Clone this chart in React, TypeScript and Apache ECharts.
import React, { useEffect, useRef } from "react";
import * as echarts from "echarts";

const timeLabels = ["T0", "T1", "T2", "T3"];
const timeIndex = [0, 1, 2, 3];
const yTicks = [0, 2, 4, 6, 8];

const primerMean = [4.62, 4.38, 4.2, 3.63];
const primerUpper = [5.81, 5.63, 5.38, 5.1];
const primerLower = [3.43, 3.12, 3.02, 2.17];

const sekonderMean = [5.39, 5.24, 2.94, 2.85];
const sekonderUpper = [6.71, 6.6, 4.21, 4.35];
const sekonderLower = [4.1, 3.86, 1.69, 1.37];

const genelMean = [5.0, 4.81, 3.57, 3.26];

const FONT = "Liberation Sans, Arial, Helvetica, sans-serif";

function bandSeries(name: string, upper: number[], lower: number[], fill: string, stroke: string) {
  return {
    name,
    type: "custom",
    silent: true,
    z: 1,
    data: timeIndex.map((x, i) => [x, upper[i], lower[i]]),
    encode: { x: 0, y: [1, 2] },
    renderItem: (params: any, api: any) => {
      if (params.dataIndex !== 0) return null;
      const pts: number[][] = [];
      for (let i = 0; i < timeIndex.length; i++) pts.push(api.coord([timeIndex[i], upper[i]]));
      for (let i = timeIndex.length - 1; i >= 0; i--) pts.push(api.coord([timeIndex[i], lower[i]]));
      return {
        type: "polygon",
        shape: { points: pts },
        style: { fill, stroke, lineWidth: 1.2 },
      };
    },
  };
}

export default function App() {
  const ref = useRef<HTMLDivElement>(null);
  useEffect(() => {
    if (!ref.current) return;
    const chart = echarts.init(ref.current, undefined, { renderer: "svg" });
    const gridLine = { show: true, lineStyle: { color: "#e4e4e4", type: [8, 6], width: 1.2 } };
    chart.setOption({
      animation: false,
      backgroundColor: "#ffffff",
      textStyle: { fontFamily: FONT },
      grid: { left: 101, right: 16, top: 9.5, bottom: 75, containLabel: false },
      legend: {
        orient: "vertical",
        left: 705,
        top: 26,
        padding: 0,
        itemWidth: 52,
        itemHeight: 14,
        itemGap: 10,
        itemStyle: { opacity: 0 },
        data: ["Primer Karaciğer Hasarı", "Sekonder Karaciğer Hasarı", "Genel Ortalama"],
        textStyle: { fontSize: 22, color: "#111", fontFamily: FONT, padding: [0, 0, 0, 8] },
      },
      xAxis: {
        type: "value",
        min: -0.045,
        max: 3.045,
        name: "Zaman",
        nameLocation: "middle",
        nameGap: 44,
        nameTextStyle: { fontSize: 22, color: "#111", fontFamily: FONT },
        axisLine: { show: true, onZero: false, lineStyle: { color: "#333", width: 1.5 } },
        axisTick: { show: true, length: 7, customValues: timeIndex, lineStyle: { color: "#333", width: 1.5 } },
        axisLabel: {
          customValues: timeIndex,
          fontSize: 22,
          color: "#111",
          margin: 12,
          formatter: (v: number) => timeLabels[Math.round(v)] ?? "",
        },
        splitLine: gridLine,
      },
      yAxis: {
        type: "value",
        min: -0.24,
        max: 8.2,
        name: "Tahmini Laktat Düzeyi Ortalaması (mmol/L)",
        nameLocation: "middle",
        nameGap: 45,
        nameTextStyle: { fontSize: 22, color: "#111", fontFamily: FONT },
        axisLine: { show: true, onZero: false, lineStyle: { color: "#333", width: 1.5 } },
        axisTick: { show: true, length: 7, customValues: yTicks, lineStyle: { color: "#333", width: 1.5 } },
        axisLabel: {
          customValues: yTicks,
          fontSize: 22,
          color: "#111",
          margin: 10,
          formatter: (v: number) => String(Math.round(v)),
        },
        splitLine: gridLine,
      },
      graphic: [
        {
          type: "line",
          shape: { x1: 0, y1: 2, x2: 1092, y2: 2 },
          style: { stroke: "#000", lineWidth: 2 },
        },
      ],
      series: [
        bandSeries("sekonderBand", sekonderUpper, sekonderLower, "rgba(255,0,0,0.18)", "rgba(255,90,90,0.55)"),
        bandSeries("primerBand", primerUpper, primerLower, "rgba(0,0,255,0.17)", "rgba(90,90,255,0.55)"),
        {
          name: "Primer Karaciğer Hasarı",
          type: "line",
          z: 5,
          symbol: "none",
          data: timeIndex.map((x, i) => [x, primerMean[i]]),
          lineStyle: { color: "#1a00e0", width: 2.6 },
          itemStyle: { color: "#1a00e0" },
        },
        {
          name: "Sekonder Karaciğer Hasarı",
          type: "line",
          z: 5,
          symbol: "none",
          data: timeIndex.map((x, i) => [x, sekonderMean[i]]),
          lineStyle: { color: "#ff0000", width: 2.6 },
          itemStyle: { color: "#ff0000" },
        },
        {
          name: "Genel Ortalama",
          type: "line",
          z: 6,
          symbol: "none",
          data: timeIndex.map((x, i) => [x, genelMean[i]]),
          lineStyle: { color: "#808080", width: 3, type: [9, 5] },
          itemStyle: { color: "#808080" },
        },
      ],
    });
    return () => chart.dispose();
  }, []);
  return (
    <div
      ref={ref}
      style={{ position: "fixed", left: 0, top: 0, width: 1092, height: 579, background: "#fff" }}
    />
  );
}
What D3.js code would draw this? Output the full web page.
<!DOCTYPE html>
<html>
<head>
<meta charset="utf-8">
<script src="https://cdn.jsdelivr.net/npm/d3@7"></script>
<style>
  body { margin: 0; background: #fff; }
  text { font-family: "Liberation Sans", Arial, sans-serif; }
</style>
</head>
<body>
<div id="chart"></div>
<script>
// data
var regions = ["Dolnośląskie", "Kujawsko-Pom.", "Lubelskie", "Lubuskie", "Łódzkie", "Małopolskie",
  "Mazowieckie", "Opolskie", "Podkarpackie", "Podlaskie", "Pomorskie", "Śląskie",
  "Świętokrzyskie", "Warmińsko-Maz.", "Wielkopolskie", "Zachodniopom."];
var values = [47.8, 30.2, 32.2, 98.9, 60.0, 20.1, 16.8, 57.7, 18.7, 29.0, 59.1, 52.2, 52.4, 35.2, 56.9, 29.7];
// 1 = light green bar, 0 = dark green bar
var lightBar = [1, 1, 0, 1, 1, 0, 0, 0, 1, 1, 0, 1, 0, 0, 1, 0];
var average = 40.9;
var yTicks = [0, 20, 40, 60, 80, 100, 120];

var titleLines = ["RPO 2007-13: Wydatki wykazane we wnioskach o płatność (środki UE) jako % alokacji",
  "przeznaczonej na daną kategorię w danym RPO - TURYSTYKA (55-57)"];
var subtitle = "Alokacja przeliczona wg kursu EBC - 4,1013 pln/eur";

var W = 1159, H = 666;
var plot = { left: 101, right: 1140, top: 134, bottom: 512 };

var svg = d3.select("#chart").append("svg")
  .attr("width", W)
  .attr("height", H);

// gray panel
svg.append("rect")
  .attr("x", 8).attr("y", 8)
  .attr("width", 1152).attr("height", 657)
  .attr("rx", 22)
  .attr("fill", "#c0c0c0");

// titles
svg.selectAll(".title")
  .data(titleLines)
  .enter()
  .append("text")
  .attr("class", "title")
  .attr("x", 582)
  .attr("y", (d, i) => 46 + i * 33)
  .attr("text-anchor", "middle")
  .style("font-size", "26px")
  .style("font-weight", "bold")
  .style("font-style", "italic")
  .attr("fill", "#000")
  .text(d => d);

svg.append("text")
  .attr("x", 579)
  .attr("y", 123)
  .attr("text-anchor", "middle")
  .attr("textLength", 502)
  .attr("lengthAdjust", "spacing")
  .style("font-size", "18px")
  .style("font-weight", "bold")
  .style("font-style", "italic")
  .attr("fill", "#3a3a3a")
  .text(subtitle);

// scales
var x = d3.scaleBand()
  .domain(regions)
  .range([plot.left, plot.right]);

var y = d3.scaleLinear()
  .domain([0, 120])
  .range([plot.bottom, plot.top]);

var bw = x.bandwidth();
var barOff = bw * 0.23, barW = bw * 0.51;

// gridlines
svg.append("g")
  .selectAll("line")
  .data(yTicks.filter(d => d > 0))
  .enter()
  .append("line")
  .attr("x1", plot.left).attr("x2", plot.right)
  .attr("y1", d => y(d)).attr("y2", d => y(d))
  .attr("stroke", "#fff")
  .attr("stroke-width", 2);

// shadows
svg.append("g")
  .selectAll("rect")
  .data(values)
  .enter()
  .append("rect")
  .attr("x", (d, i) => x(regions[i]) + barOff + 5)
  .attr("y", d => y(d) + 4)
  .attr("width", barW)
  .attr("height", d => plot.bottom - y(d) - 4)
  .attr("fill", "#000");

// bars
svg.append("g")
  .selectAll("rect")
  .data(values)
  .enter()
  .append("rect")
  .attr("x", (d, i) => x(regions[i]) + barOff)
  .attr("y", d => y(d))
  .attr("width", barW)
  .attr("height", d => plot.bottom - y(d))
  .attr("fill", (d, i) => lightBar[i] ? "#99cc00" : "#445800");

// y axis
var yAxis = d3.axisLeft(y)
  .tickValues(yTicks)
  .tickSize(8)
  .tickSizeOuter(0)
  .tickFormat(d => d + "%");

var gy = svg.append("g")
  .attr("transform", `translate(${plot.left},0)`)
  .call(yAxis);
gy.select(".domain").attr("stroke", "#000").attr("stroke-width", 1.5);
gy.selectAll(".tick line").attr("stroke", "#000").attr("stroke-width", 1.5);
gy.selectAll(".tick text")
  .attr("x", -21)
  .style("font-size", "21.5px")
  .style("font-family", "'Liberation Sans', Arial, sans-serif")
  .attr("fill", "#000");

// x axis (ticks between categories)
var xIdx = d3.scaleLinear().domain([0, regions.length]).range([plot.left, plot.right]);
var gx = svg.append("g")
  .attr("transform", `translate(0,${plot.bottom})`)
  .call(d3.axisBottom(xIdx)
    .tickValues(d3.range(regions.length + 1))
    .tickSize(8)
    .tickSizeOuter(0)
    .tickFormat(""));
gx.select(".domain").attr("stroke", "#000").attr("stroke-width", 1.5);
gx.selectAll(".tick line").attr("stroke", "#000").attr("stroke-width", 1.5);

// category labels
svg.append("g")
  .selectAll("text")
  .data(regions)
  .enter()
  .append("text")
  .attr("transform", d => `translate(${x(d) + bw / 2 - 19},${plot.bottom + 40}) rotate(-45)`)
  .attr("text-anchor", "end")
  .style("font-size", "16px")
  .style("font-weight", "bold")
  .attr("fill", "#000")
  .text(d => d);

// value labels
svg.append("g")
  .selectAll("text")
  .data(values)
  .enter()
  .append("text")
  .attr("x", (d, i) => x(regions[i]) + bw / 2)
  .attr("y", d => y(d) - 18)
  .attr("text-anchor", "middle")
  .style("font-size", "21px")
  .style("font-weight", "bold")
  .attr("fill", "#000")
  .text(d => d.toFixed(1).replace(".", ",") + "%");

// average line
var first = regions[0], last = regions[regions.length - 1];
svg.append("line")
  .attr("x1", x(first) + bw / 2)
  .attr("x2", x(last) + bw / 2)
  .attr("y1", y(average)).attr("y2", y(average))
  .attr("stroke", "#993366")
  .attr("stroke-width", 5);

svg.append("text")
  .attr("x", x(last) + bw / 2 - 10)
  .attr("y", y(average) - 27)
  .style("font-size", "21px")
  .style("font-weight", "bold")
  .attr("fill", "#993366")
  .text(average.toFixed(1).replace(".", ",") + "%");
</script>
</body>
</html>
•••
Task requirements » Using the entries above, quote each line verbatim from the first through the line that contains "const yTicks = [0, 2, 4, 6, 8];".

Task result »
Clone this chart in React, TypeScript and Apache ECharts.
import React, { useEffect, useRef } from "react";
import * as echarts from "echarts";

const timeLabels = ["T0", "T1", "T2", "T3"];
const timeIndex = [0, 1, 2, 3];
const yTicks = [0, 2, 4, 6, 8];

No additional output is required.